I thought I had understood the comment about function pointers
comparison, but I am wondering now....
A PLT entry with a non-zero address is used as the canonical location
of the function.
This "canonical" location is only used by the dynamic linker, when it
patches the dyn relocs pointing to this symbol, right? (when the address
of the function is stored in a constant pool for instance, or in GOT)

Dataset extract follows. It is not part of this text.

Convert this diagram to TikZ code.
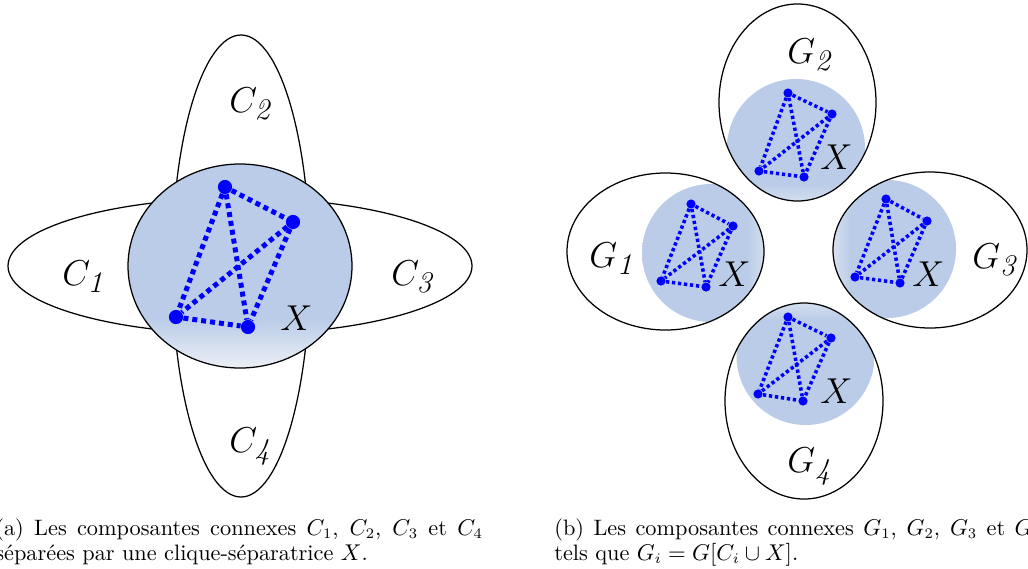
\documentclass[tikz,border=0pt]{standalone}
\begin{document}
\definecolor{xb}{RGB}{186,204,231}
\definecolor{xl}{RGB}{236,240,247}
\definecolor{nb}{RGB}{0,0,255}
\pgfdeclareverticalshading{xfade}{100bp}{color(0bp)=(xl); color(25bp)=(xl); color(37bp)=(xb); color(100bp)=(xb)}
\tikzset{
  vtxL/.style={circle, fill=nb, inner sep=0pt, minimum size=6.8pt},
  vtxR/.style={circle, fill=nb, inner sep=0pt, minimum size=4.4pt},
  edgeL/.style={draw=nb, line width=2.4pt, dash pattern=on 2.4pt off 1.9pt},
  edgeR/.style={draw=nb, line width=1.7pt, dash pattern=on 1.6pt off 1.3pt},
  comp/.style={draw=black, line width=0.6pt},
  lab/.style={anchor=base west, inner sep=0pt, font=\fontsize{19}{22}\selectfont},
  captext/.style={anchor=base west, inner sep=0pt, font=\fontsize{10.7}{12.8}\selectfont}
}
\newcommand\kq[6]{%
  \node[vtx#6] (#1a) at #2 {};
  \node[vtx#6] (#1b) at #3 {};
  \node[vtx#6] (#1c) at #4 {};
  \node[vtx#6] (#1d) at #5 {};
  \foreach \ea/\eb in {a/b,a/c,a/d,b/c,b/d,c/d}{\draw[edge#6] (#1\ea) -- (#1\eb);}
}
\begin{tikzpicture}[x=0.48pt,y=-0.48pt]
\useasboundingbox (0,0) rectangle (1028,568);
% ---------- (a) ----------
\draw[comp] (240,266) ellipse [x radius=232, y radius=68];
\draw[comp] (241,266) ellipse [x radius=69, y radius=231];
\shade[shading=xfade] (240,266) ellipse [x radius=112, y radius=102];
\draw[comp] (240,266) ellipse [x radius=112, y radius=102];
\kq{l}{(225,187)}{(293,222)}{(176,317)}{(248,327)}{L}
\node[lab] (lx) at (280,330) {$X$};
\node[lab] (c1) at (62,285) {$C_{\mathit{1}}$};
\node[lab] (c2) at (229,112) {$C_{\mathit{2}}$};
\node[lab] (c3) at (391,285) {$C_{\mathit{3}}$};
\node[lab] (c4) at (229,452) {$C_{\mathit{4}}$};
% ---------- (b) ----------
% G2
\begin{scope}
\clip (797.5,102.5) ellipse [x radius=78.5, y radius=98.5];
\shade[shading=xfade, shading angle=0] (796,148) circle [radius=69];
\end{scope}
\draw[comp] (797.5,102.5) ellipse [x radius=78.5, y radius=98.5];
% G1
\begin{scope}
\clip (665.5,251.5) ellipse [x radius=98.5, y radius=78.5];
\shade[shading=xfade, shading angle=90] (711,253) circle [radius=69];
\end{scope}
\draw[comp] (665.5,251.5) ellipse [x radius=98.5, y radius=78.5];
% G3
\begin{scope}
\clip (930,250) ellipse [x radius=97, y radius=78];
\shade[shading=xfade, shading angle=-90] (887,249) circle [radius=69];
\end{scope}
\draw[comp] (930,250) ellipse [x radius=97, y radius=78];
% G4
\begin{scope}
\clip (804,401) ellipse [x radius=79, y radius=98];
\shade[shading=xfade, shading angle=180] (805.5,356) circle [radius=69];
\end{scope}
\draw[comp] (804,401) ellipse [x radius=79, y radius=98];
\kq{t}{(788,93)}{(832,114)}{(759,171)}{(804,177)}{R}
\kq{w}{(691,204)}{(733,226)}{(661,281)}{(706,287)}{R}
\kq{e}{(886,199)}{(927,221)}{(855,277)}{(900,283)}{R}
\kq{s}{(788,317)}{(831,338)}{(758,394)}{(803,401)}{R}
\node[lab] (x2) at (820,169) {$X$};
\node[lab] (x1) at (718,286) {$X$};
\node[lab] (x3) at (912,286) {$X$};
\node[lab] (x4) at (820,403) {$X$};
\node[lab] (g2) at (787,63) {$G_{\mathit{2}}$};
\node[lab] (g1) at (589,267) {$G_{\mathit{1}}$};
\node[lab] (g3) at (972,268) {$G_{\mathit{3}}$};
\node[lab] (g4) at (787,472) {$G_{\mathit{4}}$};
% ---------- captions ----------
\node[captext] (capa1) at (-5,535) {\makebox[234pt][s]{(a) Les composantes connexes $C_1$, $C_2$, $C_3$ et $C_4$}};
\node[captext] (capa2) at (-5,560) {séparées par une clique-séparatrice $X$.};
\node[captext] (capb1) at (554,535) {\makebox[234pt][s]{(b) Les composantes connexes $G_1$, $G_2$, $G_3$ et $G_4$}};
\node[captext] (capb2) at (554,560) {tels que $G_i=G[C_i\cup X]$.};
\end{tikzpicture}
\end{document}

> This is only ever required in an executable, never
in a shared library. If all accesses to the address are PIC - which
they must be, in a shared library - then they can be easily adjusted
to point to the function's address.
Easy because the dyn linker needs to patch the GOT only (ie one entry
instead of several references)?
> And it's better to do that,
because calls through those pointers will go directly to the function
instead of to the PLT.
So you mean that in a shared lib, PLT are generated, but not executed
because the dyn linker manages to make these indirect calls go directly
to the function?
But then, how is symbol preemption handled? I mean, if a shared lib is
actually shared, ie used by two different executables, and one of them
preempts the function definition, but not the other, I think the calls
need to go through the PLT so that different GOTs are used to reach
different functions.
In an executable, this might not be the case. For instance you might
have the address of the funtion in a constant pool in the text
segment. If that happens, the linker must fix the address of the
function at static link time, even if the definition turns out to be
in a shared library.
Why couldn't this be performed at load time?

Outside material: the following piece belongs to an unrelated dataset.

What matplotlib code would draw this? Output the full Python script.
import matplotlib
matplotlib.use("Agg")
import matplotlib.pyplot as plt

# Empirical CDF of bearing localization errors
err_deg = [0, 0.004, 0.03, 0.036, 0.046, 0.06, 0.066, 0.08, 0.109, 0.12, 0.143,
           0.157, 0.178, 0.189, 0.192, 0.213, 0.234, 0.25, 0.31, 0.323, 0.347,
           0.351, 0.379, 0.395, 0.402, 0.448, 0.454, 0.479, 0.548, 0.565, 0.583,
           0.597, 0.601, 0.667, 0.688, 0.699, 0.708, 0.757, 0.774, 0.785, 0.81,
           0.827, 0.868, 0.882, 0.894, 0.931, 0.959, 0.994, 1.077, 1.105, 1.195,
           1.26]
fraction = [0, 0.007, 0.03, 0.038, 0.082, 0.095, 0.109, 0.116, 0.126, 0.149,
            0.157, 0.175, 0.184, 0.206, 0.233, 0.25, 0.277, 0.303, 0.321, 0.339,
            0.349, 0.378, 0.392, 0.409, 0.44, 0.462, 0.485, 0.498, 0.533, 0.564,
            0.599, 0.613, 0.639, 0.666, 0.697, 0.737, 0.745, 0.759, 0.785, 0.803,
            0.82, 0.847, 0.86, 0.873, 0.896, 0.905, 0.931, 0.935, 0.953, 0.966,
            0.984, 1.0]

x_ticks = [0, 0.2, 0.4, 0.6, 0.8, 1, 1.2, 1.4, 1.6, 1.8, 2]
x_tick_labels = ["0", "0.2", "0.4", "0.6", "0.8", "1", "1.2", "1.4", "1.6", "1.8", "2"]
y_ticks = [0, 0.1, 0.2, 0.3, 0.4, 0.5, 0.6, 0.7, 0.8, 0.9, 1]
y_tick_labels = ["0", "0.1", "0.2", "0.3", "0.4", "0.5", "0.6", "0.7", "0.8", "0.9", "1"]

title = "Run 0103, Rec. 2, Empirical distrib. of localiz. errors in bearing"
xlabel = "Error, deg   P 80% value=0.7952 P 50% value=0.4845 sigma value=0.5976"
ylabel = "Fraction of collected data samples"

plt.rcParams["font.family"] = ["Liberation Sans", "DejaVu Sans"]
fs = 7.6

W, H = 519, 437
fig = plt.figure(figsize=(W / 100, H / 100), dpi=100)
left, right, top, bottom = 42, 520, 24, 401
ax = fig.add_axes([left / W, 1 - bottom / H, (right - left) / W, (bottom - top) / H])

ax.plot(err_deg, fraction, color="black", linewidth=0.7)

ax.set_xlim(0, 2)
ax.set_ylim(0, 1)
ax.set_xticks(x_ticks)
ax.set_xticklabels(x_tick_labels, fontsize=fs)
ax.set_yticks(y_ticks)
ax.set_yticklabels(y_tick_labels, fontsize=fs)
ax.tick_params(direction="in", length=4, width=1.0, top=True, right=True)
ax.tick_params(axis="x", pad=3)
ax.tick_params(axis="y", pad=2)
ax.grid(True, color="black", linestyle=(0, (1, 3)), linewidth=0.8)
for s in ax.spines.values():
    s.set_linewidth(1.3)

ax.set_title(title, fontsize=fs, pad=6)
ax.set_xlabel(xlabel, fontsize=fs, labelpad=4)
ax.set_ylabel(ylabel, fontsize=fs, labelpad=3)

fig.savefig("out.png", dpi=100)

Such code is (or is supposed to be, anyway) rejected in shared
objects.
I thought your answer would help me solve my actual problem, but since
it seems that I need better understanding, I will expose my actual
question here:
If I am generating a shared lib, let's say that some ARM code references
a THUMB function in a shared lib.
As the target is in a shared lib, we need to have a PLT generated.
But, we also need to know if we need to change modes, and if we need a
long branch stub.
However, because of the comment I mentioned earlier, the destination is
not recorded as being the PLT, so we don't know the actual distance, and
the symbol type is not switched to ARM type.
This scenario is handled properly when generating an executable, but
when generating a shared lib, the current generation is broken.
Christophe.
PS: I have noted that Phil Blundell has inadvertently committed a wrong
patch for the issue being discussed (as part of another commit of his).
I don't know if it should be cancelled separately or if it can't wait
until I propose a full patch + testcase.